Consulting recruitment for international students in 2027: visa math, sponsor lists, timelines, and case prep that actually land offers.

(Updated: ) - 8 min read
Sherry Xu
Written by
Sherry Xu leads Employer Partnerships & Strategy at Simplify. She previously held strategy roles at EY-Parthenon and American Express, and writes about recruiting for her 50K+ LinkedIn followers.

Consulting recruitment for international students rewards whoever cracks the hidden rules first. The hidden rules are what got me, not the case math. For example, when I was recruiting, I didn't realize EY-Parthenon recruited separately from EY, or that Strategy& ran its own process apart from PwC, and I watched peers apply through the wrong channel and lock themselves out of strategy roles entirely. Recruiting rewards the people who understand the machine early, and for international students the machine has an extra layer: which firms will sponsor you, when their windows open, and why the visa math can quietly favor a path you hadn't planned for. I recruited broadly across MBB, the Big Four strategy groups, and a long list of boutiques before landing at EY-Parthenon, and this is the guide I wish someone had handed me. It's specific on purpose.

How does the 2027 H-1B wage-weighted lottery change your strategy?

Here's something that rarely gets explained early enough. For the FY 2027 H-1B cap, USCIS moved to a wage-weighted lottery.
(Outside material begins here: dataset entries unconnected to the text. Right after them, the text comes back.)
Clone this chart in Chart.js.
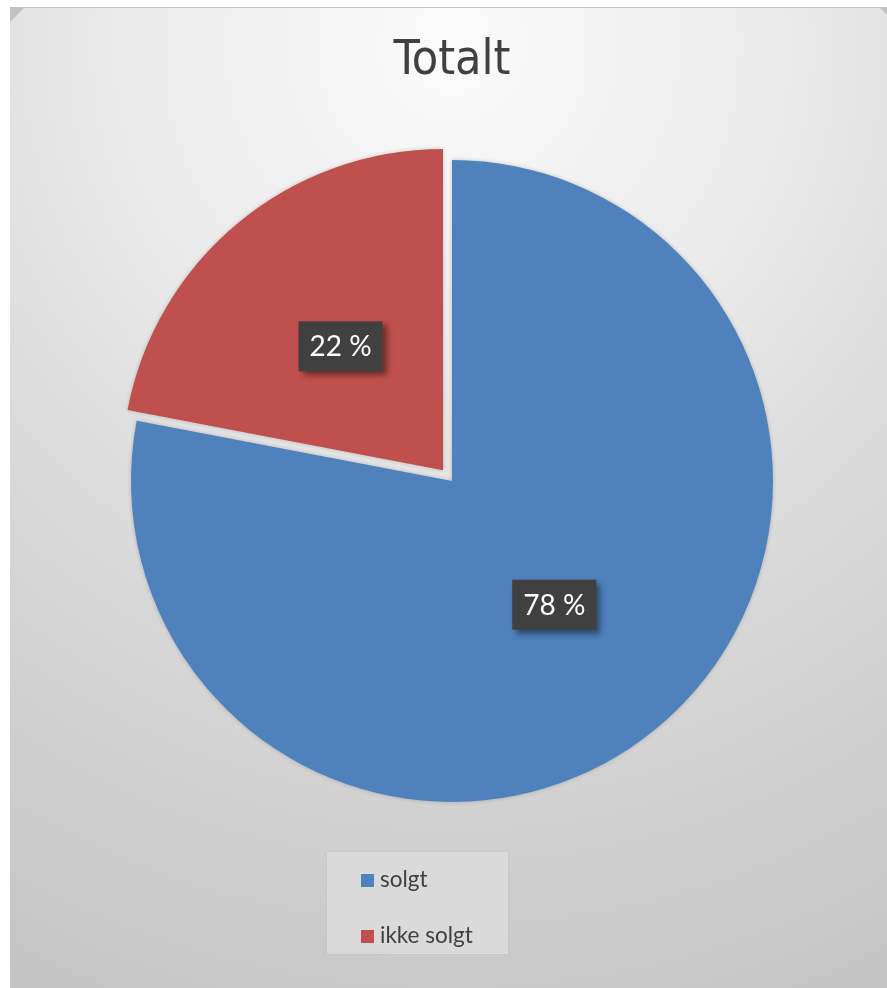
<!DOCTYPE html>
<html>
<head>
<meta charset="utf-8">
<script src="https://cdn.jsdelivr.net/npm/chart.js@4/dist/chart.umd.min.js"></script>
<style>
  html, body { margin: 0; padding: 0; background: #fff; }
  body { width: 887px; height: 988px; position: relative; overflow: hidden; }
  #ramme {
    position: absolute; left: 10px; top: 7px; width: 884px; height: 990px;
    background: #c2c2c2;
  }
  #flate {
    position: absolute; left: 0; top: 1px; right: 0; bottom: 0;
    background: radial-gradient(ellipse 115% 105% at 50% 4%, #fbfbfb 0%, #ececec 30%, #d8d8d8 60%, #c4c4c4 100%);
    clip-path: polygon(14px 0, calc(100% - 14px) 0, 100% 14px, 100% 100%, 0 100%, 0 14px);
  }
  #graf { position: absolute; left: 0; top: 0; }
  #forklaring {
    position: absolute; left: 327px; top: 852px; width: 181px; height: 102px;
    background: #dadada; box-shadow: 0 0 2px rgba(0,0,0,0.08);
    font-family: Lato, "Open Sans", sans-serif; font-size: 22.5px; color: #404040;
  }
  .post { position: absolute; left: 34px; height: 26px; line-height: 26px; white-space: nowrap; }
  .post span.farge { display: inline-block; width: 13px; height: 13px; margin-right: 6px; vertical-align: 0px; }
</style>
</head>
<body>
<div id="ramme"><div id="flate"></div></div>
<canvas id="graf" width="887" height="988"></canvas>
<div id="forklaring"></div>
<script>
const kategorier = ['solgt', 'ikke solgt'];
const verdier = [78, 22];
const farger = ['#4F81BD', '#C0504D'];
const utskyv = [0, 56]; // Chart.js v4 flytter sektoren ca. offset/4

// dataetiketter: mørk boks med skygge midt i hver sektor
const etiketter = {
  id: 'etiketter',
  afterDatasetsDraw(chart) {
    const ctx = chart.ctx;
    const meta = chart.getDatasetMeta(0);
    const sum = verdier.reduce((a, b) => a + b, 0);
    meta.data.forEach((bue, i) => {
      // samme forskyvning som sektoren får når den tegnes
      const midt = (bue.startAngle + bue.endAngle) / 2;
      const vinkel = bue.endAngle - bue.startAngle;
      const fix = 1 - Math.sin(Math.min(Math.PI, vinkel));
      const d = (utskyv[i] / 4) * (1 + fix);
      const r = (bue.innerRadius + bue.outerRadius) / 2 + d;
      const x = bue.x + Math.cos(midt) * r;
      const y = bue.y + Math.sin(midt) * r;
      const tekst = Math.round(verdier[i] / sum * 100) + ' %';
      ctx.save();
      ctx.font = '28px Lato, "Open Sans", sans-serif';
      const w = ctx.measureText(tekst).width + 22;
      const h = 50;
      ctx.shadowColor = 'rgba(0,0,0,0.45)';
      ctx.shadowBlur = 6;
      ctx.shadowOffsetX = 4;
      ctx.shadowOffsetY = 4;
      ctx.fillStyle = '#404040';
      ctx.fillRect(x - w / 2, y - h / 2, w, h);
      ctx.shadowColor = 'transparent';
      ctx.fillStyle = '#ffffff';
      ctx.textAlign = 'center';
      ctx.textBaseline = 'middle';
      ctx.fillText(tekst, x, y + 1);
      ctx.restore();
    });
  }
};

// svak skygge under sektorene
const skygge = {
  id: 'skygge',
  beforeDatasetsDraw(chart) {
    const ctx = chart.ctx;
    ctx.save();
    ctx.shadowColor = 'rgba(0,0,0,0.2)';
    ctx.shadowBlur = 4;
  },
  afterDatasetsDraw(chart) {
    chart.ctx.restore();
  }
};

new Chart(document.getElementById('graf'), {
  type: 'pie',
  data: {
    labels: kategorier,
    datasets: [{
      data: verdier,
      backgroundColor: farger,
      borderWidth: 0,
      offset: utskyv
    }]
  },
  options: {
    responsive: false,
    animation: false,
    layout: { padding: { left: 103, right: 86, top: 33, bottom: 158 } },
    plugins: {
      legend: { display: false },
      tooltip: { enabled: false },
      title: {
        display: true,
        text: 'Totalt',
        color: '#404040',
        font: { family: '"Liberation Sans Narrow", "DejaVu Sans Condensed", sans-serif', size: 48, weight: 'normal', lineHeight: 1.2 },
        padding: { top: 0, bottom: 41.4 }
      }
    }
  },
  plugins: [skygge, etiketter]
});

// forklaring bygget fra de samme listene
const boks = document.getElementById('forklaring');
kategorier.forEach((navn, i) => {
  const d = document.createElement('div');
  d.className = 'post';
  d.style.top = (14 + i * 56) + 'px';
  d.innerHTML = '<span class="farge" style="background:' + farger[i] + '"></span>' + navn;
  boks.appendChild(d);
});
</script>
</body>
</html>
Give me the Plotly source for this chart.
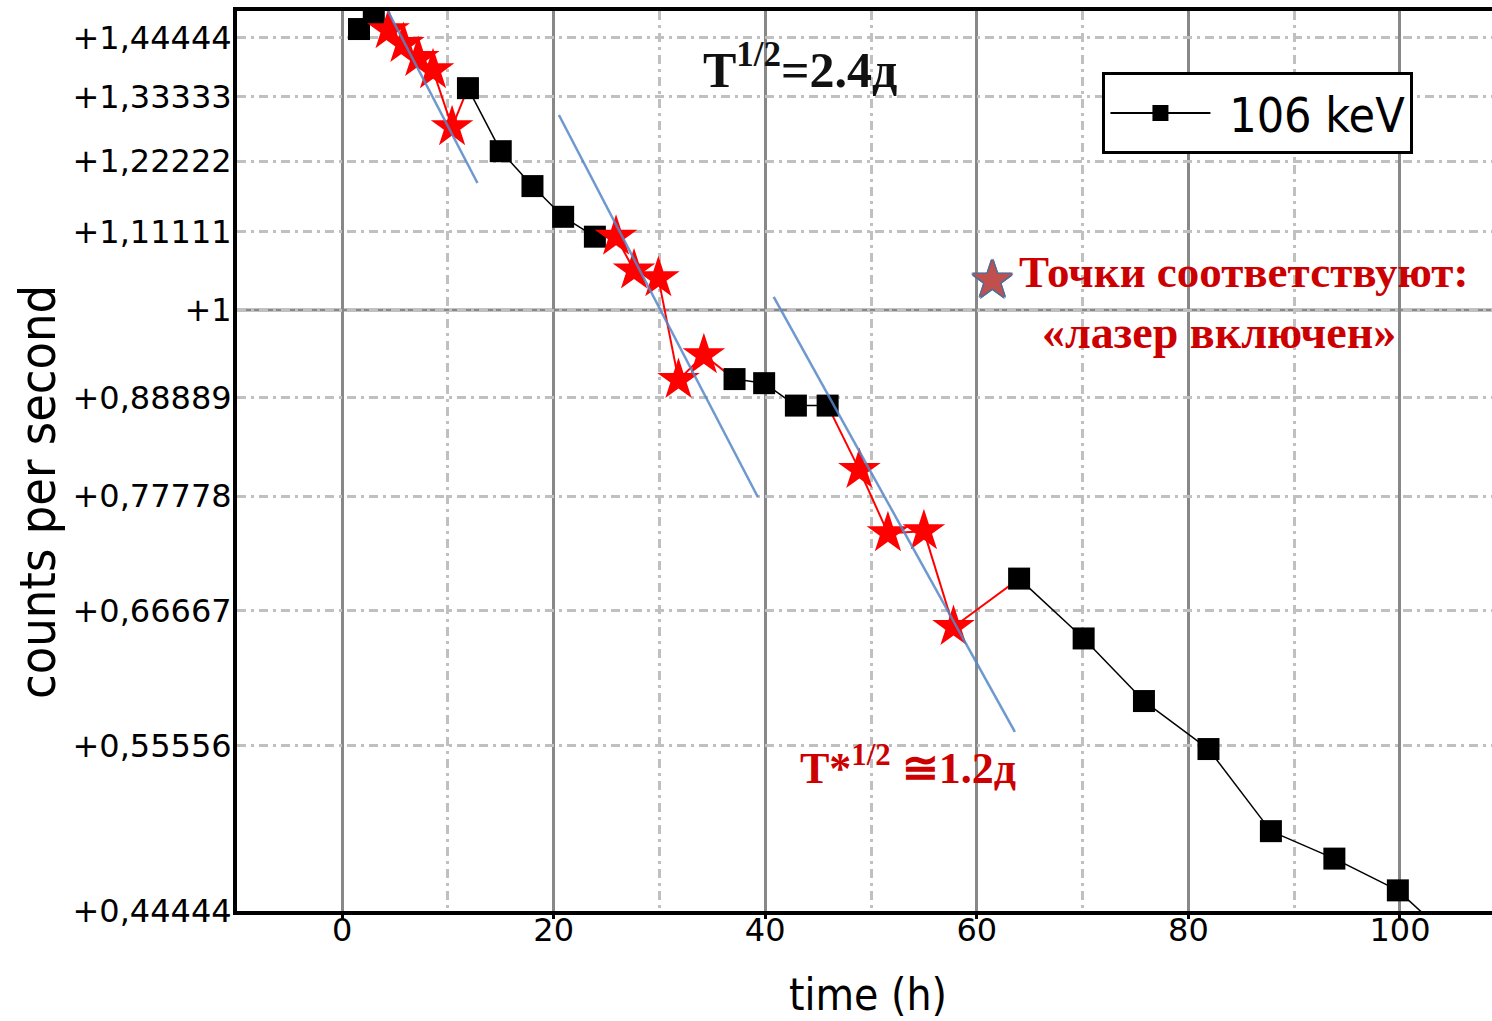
import plotly.graph_objects as go

# ---------------- data ----------------
square_t = [1.6, 3.0, 11.9, 15.0, 18.0, 20.9, 23.9, 37.1, 39.9, 42.9, 45.9,
            64.0, 70.1, 75.8, 81.9, 87.8, 93.8, 99.8, 105.7]
square_cps = [1.461, 1.491, 1.349, 1.239, 1.182, 1.134, 1.104, 0.911, 0.906, 0.879, 0.879,
              0.696, 0.642, 0.590, 0.553, 0.495, 0.477, 0.457, 0.423]

star_t = [4.4, 5.8, 7.2, 8.6, 10.4, 25.9, 27.6, 29.9, 31.8, 34.2, 48.9, 51.6, 55.0, 57.8]
star_cps = [1.459, 1.432, 1.405, 1.382, 1.280, 1.104, 1.055, 1.044, 0.910, 0.941,
            0.806, 0.740, 0.742, 0.652]

fit1_t = [3.8, 12.8]
fit1_cps = [1.519, 1.187]
fit2_t = [20.5, 39.3]
fit2_cps = [1.301, 0.777]
fit3_t = [40.8, 63.6]
fit3_cps = [1.018, 0.566]

y_tick_vals = [0.44444, 0.55556, 0.66667, 0.77778, 0.88889, 1.0,
               1.11111, 1.22222, 1.33333, 1.44444]
y_tick_text = ["+0,44444", "+0,55556", "+0,66667", "+0,77778", "+0,88889", "+1",
               "+1,11111", "+1,22222", "+1,33333", "+1,44444"]
x_tick_vals = [0, 20, 40, 60, 80, 100]
y_solid_grid = 1.0

series_name = " 106 keV"

# ---------------- build segments ----------------
pts = sorted([(t, c, "sq") for t, c in zip(square_t, square_cps)] +
             [(t, c, "st") for t, c in zip(star_t, star_cps)])
bx, by, rx, ry = [], [], [], []
for a, b in zip(pts[:-1], pts[1:]):
    if a[2] == "sq" and b[2] == "sq":
        bx += [a[0], b[0], None]
        by += [a[1], b[1], None]
    else:
        rx += [a[0], b[0], None]
        ry += [a[1], b[1], None]

fx = fit1_t + [None] + fit2_t + [None] + fit3_t
fy = fit1_cps + [None] + fit2_cps + [None] + fit3_cps

NARROW = "DejaVu Sans Condensed, DejaVu Sans, sans-serif"
SERIF = "Liberation Serif, Times New Roman, serif"
DARKRED = "#CC0000"
DOT = "9px,5px,3px,5px"

fig = go.Figure()
fig.add_trace(go.Scatter(x=bx, y=by, mode="lines", line=dict(color="black", width=1.5),
                         showlegend=False, hoverinfo="skip"))
fig.add_trace(go.Scatter(x=rx, y=ry, mode="lines", line=dict(color="#FF0000", width=2),
                         showlegend=False, hoverinfo="skip"))
fig.add_trace(go.Scatter(x=square_t, y=square_cps, mode="markers",
                         marker=dict(symbol="square", size=22, color="black", line=dict(width=0)),
                         showlegend=False))
fig.add_trace(go.Scatter(x=star_t, y=star_cps, mode="markers",
                         marker=dict(symbol="star", size=32, color="#FF0000", line=dict(width=0)),
                         showlegend=False))
fig.add_trace(go.Scatter(x=fx, y=fy, mode="lines",
                         line=dict(color="rgba(85,135,200,0.85)", width=2.5),
                         showlegend=False, hoverinfo="skip"))
# legend entry
fig.add_trace(go.Scatter(x=[None], y=[None], mode="lines+markers", name=series_name,
                         line=dict(color="black", width=2),
                         marker=dict(symbol="square", size=22, color="black")))

fig.update_layout(
    width=1492, height=1021,
    margin=dict(l=237, r=0, t=11, b=110),
    paper_bgcolor="white", plot_bgcolor="white",
    font=dict(family="DejaVu Sans", color="black"),
    legend=dict(x=0.6896, y=0.932, xanchor="left", yanchor="top",
                bgcolor="white", bordercolor="black", borderwidth=3,
                font=dict(family=NARROW, size=48, color="black"),
                itemwidth=100),
    xaxis=dict(range=[-9.93, 108.7], tickvals=x_tick_vals,
               showline=True, linecolor="black", linewidth=4, mirror=True,
               ticks="outside", ticklen=4, tickwidth=3, tickcolor="black",
               ticklabelstandoff=-16,
               showgrid=True, gridcolor="#888888", gridwidth=3,
               zeroline=False,
               tickfont=dict(family="DejaVu Sans", size=32, color="black"),
               minor=dict(dtick=10, tick0=0, showgrid=True, gridcolor="#C0C0C0",
                          gridwidth=3, griddash=DOT, ticks="")),
    yaxis=dict(type="log", range=[-0.35218, 0.17522],
               tickvals=y_tick_vals, ticktext=y_tick_text,
               showline=True, linecolor="black", linewidth=4,
               ticks="", ticklabelstandoff=-5,
               showgrid=True, gridcolor="#C0C0C0", gridwidth=3,
               griddash=DOT, zeroline=False,
               tickfont=dict(family="DejaVu Sans", size=32, color="black")),
)

fig.add_shape(type="line", xref="paper", yref="y", x0=0, x1=1,
              y0=y_solid_grid, y1=y_solid_grid,
              line=dict(color="#888888", width=3), layer="between")

outline = ("1.5px 0 0 #4F6D9A, -1.5px 0 0 #4F6D9A, 0 1.5px 0 #4F6D9A, 0 -1.5px 0 #4F6D9A, "
           "1px 1px 0 #4F6D9A, -1px -1px 0 #4F6D9A, 1px -1px 0 #4F6D9A, -1px 1px 0 #4F6D9A")

ann = []
ann.append(dict(text="counts per second", xref="paper", yref="paper",
                x=-0.1586, y=0.4656, textangle=-90, showarrow=False,
                xanchor="center", yanchor="middle",
                font=dict(family=NARROW, size=50, color="black")))
ann.append(dict(text="time (h)", xref="paper", yref="paper",
                x=0.5028, y=-0.0925, showarrow=False,
                xanchor="center", yanchor="middle",
                font=dict(family=NARROW, size=44, color="black")))
ann.append(dict(text="<b>T<sup>1/2</sup>=2.4д</b>", xref="paper", yref="paper",
                x=0.4486, y=0.938, showarrow=False, xanchor="center", yanchor="middle",
                font=dict(family=SERIF, size=50, color="#111111")))
ann.append(dict(text="<b>T*<sup>1/2</sup> ≅1.2д</b>", xref="paper", yref="paper",
                x=0.5343, y=0.1622, showarrow=False, xanchor="center", yanchor="middle",
                font=dict(family=SERIF, size=44, color=DARKRED)))
ann.append(dict(text="<b>Точки соответствуют:</b>", xref="paper", yref="paper",
                x=(1243 - 237) / 1255, y=(911 - 272) / 900, showarrow=False,
                xanchor="center", yanchor="middle",
                font=dict(family=SERIF, size=45, color=DARKRED)))
ann.append(dict(text="<b>«лазер включен»</b>", xref="paper", yref="paper",
                x=(1219 - 237) / 1255, y=(911 - 332) / 900, showarrow=False,
                xanchor="center", yanchor="middle",
                font=dict(family=SERIF, size=46, color=DARKRED)))
ann.append(dict(text="★", xref="paper", yref="paper",
                x=(992 - 237) / 1255, y=(911 - 279) / 900, showarrow=False,
                xanchor="center", yanchor="middle",
                font=dict(family="DejaVu Sans", size=52, color="#C0504D", shadow=outline)))
fig.update_layout(annotations=ann)

fig.write_html("out.html", config={"displayModeBar": False},
               post_script="document.body.style.margin='0px';")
Registration opened March 4, 2026, and selection notices went out by March 31. Instead of every entry getting one shot, entries now get weighted by Department of Labor wage level. Level IV gets four entries (roughly 61% projected selection), Level III gets three (~46%), Level II gets two (~31%), and Level I gets one (~15%).

Why does this matter so much? An undergrad consulting analyst role often files at a lower wage level than an MBA-track Associate role. McKinsey's Business Analyst roles have been certified around $112K, while their Associate roles sit near $192K and Engagement Managers around $220K. Same firm, very different lottery odds. The $112K analyst could be looking at 15% odds while the $192K Associate sits closer to 46-61%.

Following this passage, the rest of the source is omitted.